Machine learning has made tremendous progress in real-world tasks. However, the computational resources required limit model deployment in various scenarios. Faced with this issue, two solutions arise: Designing efficient neural network models and compressing existing ones. Neural Architecture Search (NAS) finds optimal neural networks from a search space. Performance predictors lower the NAS compute requirement but are limited by the constraints of search spaces and benchmark tasks. GENNAPE introduces a computational graph format that represents architectures from different search spaces, while AIO-P utilizes knowledge injection to expand the scope of predictors into real-world tasks. Further, AutoGO optimizes the primitive operation structure of existing architectures, maximizing the performance and hardware-friendliness in deployment scenarios.

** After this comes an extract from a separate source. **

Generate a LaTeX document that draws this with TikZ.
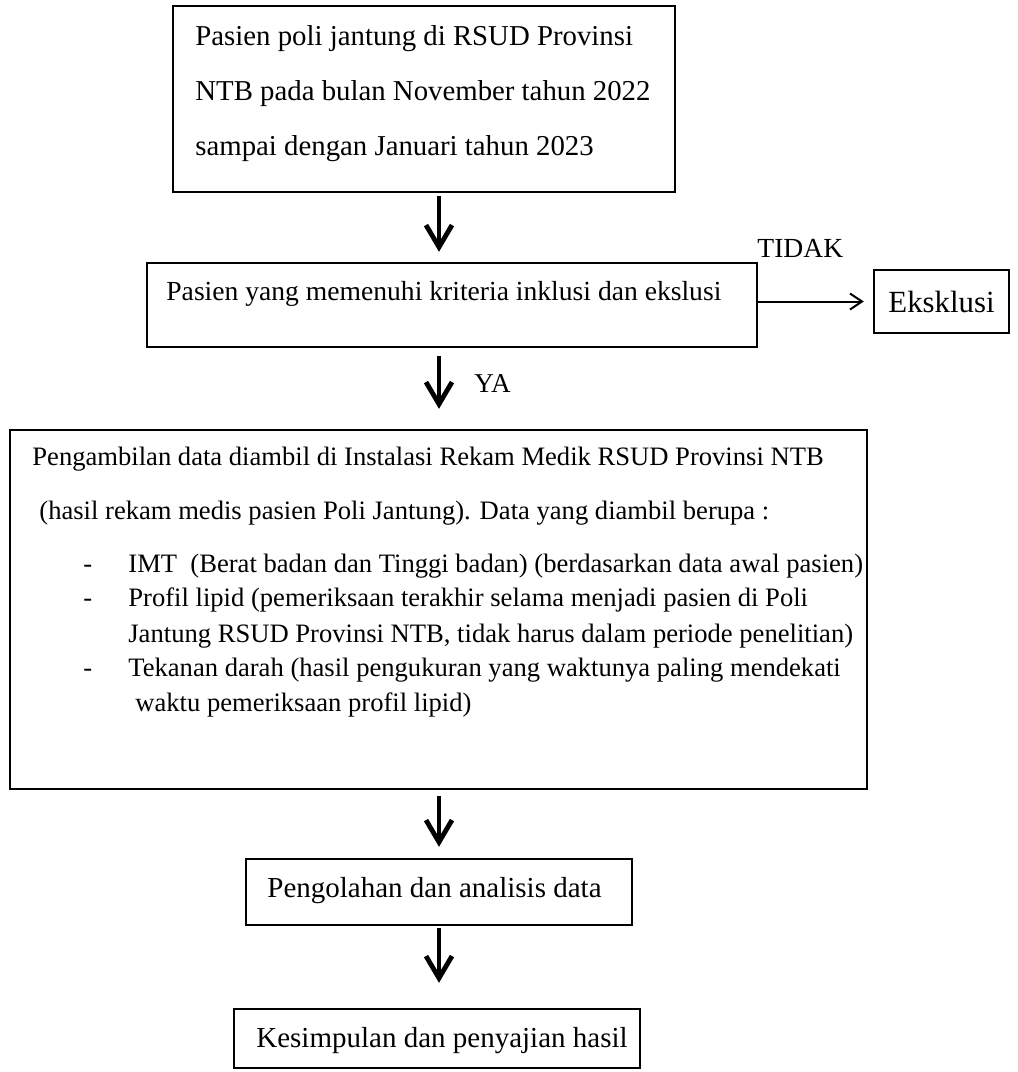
\documentclass[tikz,border=0pt]{standalone}
\usepackage{fontspec}
\setmainfont{Liberation Serif}
\usetikzlibrary{arrows.meta}

\begin{document}
\begin{tikzpicture}[x=0.5pt, y=-0.5pt,
        box/.style={draw, line width=1.2pt, inner sep=0pt},
        txt/.style={anchor=base west, inner sep=0pt},
        down/.style={line width=2.4pt, -{Straight Barb[length=11pt,width=13pt,line width=2.4pt]}},
        side/.style={line width=1pt, -{Straight Barb[length=6pt,width=8pt]}}]
        \useasboundingbox (0,0) rectangle (1018,1072);

        % Boxes
        \node[box, minimum width=251pt, minimum height=93pt] (b1) at (424,99) {};
        \node[box, minimum width=305pt, minimum height=42pt] (b2) at (452,305) {};
        \node[box, minimum width=67.5pt, minimum height=31.5pt, font=\fontsize{15.4}{17}\selectfont] (ex) at (941.5,301.5) {Eksklusi};
        \node[box, minimum width=428.5pt, minimum height=179.5pt] (b3) at (438.5,609.5) {};
        \node[box, minimum width=193pt, minimum height=33pt] (b4) at (439,892) {};
        \node[box, minimum width=203pt, minimum height=29.5pt] (b5) at (437,1038.5) {};

        % Texts
        \begin{scope}[font=\fontsize{14.4}{16}\selectfont]
        \node[txt] (t1a) at (195,45) {Pasien poli jantung di RSUD Provinsi};
        \node[txt] (t1b) at (195,100) {NTB pada bulan November tahun 2022};
        \node[txt] (t1c) at (195,155) {sampai dengan Januari tahun 2023};
        \end{scope}
        \node[txt, font=\fontsize{13.8}{15}\selectfont] (t2) at (166,300) {Pasien yang memenuhi kriteria inklusi dan ekslusi};
        \node[txt, font=\fontsize{13.8}{15}\selectfont] (tidak) at (757,257) {TIDAK};
        \node[txt, font=\fontsize{13.6}{15}\selectfont] (ya) at (474,392) {YA};
        \begin{scope}[font=\fontsize{13.3}{15}\selectfont]
        \node[txt] (t3a) at (32,465) {Pengambilan data diambil di Instalasi Rekam Medik RSUD Provinsi NTB};
        \node[txt] (t3b) at (39,519) {(hasil rekam medis pasien Poli Jantung). Data yang diambil berupa :};
        \node[txt] (d1) at (83,572) {-};
        \node[txt] (t3c) at (128,572) {IMT\ \ (Berat badan dan Tinggi badan) (berdasarkan data awal pasien)};
        \node[txt] (d2) at (83,606) {-};
        \node[txt] (t3d) at (128,606) {Profil lipid (pemeriksaan terakhir selama menjadi pasien di Poli};
        \node[txt] (t3e) at (128,642) {Jantung RSUD Provinsi NTB, tidak harus dalam periode penelitian)};
        \node[txt] (d3) at (83,676) {-};
        \node[txt] (t3f) at (128,676) {Tekanan darah (hasil pengukuran yang waktunya paling mendekati};
        \node[txt] (t3g) at (135,711) {waktu pemeriksaan profil lipid)};
        \end{scope}
        \node[txt, font=\fontsize{14.5}{16}\selectfont] (t4) at (267,897) {Pengolahan dan analisis data};
        \node[txt, font=\fontsize{14.5}{16}\selectfont] (t5) at (256,1047) {Kesimpulan dan penyajian hasil};

        % Arrows
        \coordinate (axis) at (439,0);
        \draw[down, shorten <=1.5pt, shorten >=5pt] (b1.south -| axis) -- (b2.north -| axis);
        \draw[down, shorten <=4pt, shorten >=10pt] (b2.south -| axis) -- (b3.north -| axis);
        \draw[down, shorten <=3pt, shorten >=5.5pt] (b3.south -| axis) -- (b4.north -| axis);
        \draw[down, shorten <=1pt, shorten >=12.5pt] (b4.south -| axis) -- (b5.north -| axis);
        \draw[side, shorten >=4.5pt] (b2.east |- ex) -- (ex);
    \end{tikzpicture}
\end{document}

In contrast, model compression reduces the hardware costs of existing neural networks. We adapt performance predictors to compression by casting the set of all choices, e.g., quantization bit precision, as a search space. However, effective compression should identify which components are crucial to maintaining performance. Thus, we propose block profile sampling and AutoBuild, which identify the model design choices that contribute to performance and hardware-friendliness. This enables us to find pruned Stable Diffusion v1.4 variants. Further, Qua2SeDiMo identifies the individual weight layers that are sensitive to low-bit quantization, enabling us to construct sub 4-bit weight quantization schemes for many diffusion models. Finally, we discuss plans for obtaining neural networks that are optimally compressed at training time and accurate model performance forecasting. We root these predictions in knowledge of model architectures, compression sensitivity, hardware-friendliness and task statistics.

Chen Chen

Keith Mills

University of Alberta

Keith G. Mills is a Ph.D. Candidate at the Department of Electrical and Computer Engineering at the University of Alberta under the supervision of Professor Di Niu. He received his MSc. in Computer Engineering from the University of Alberta in 2020 and his BSc. in Computer Engineering, with Distinction, and also from the University of Alberta in 2018. He is the holder of the Alberta Innovates Graduate Student Scholarship and the William Boytzun Memorial Graduate Scholarship for 2024. His research interest is leveraging methods like Neural Architecture Search to explore the intersection of Efficient Machine Learning eXplainable AI (XAI).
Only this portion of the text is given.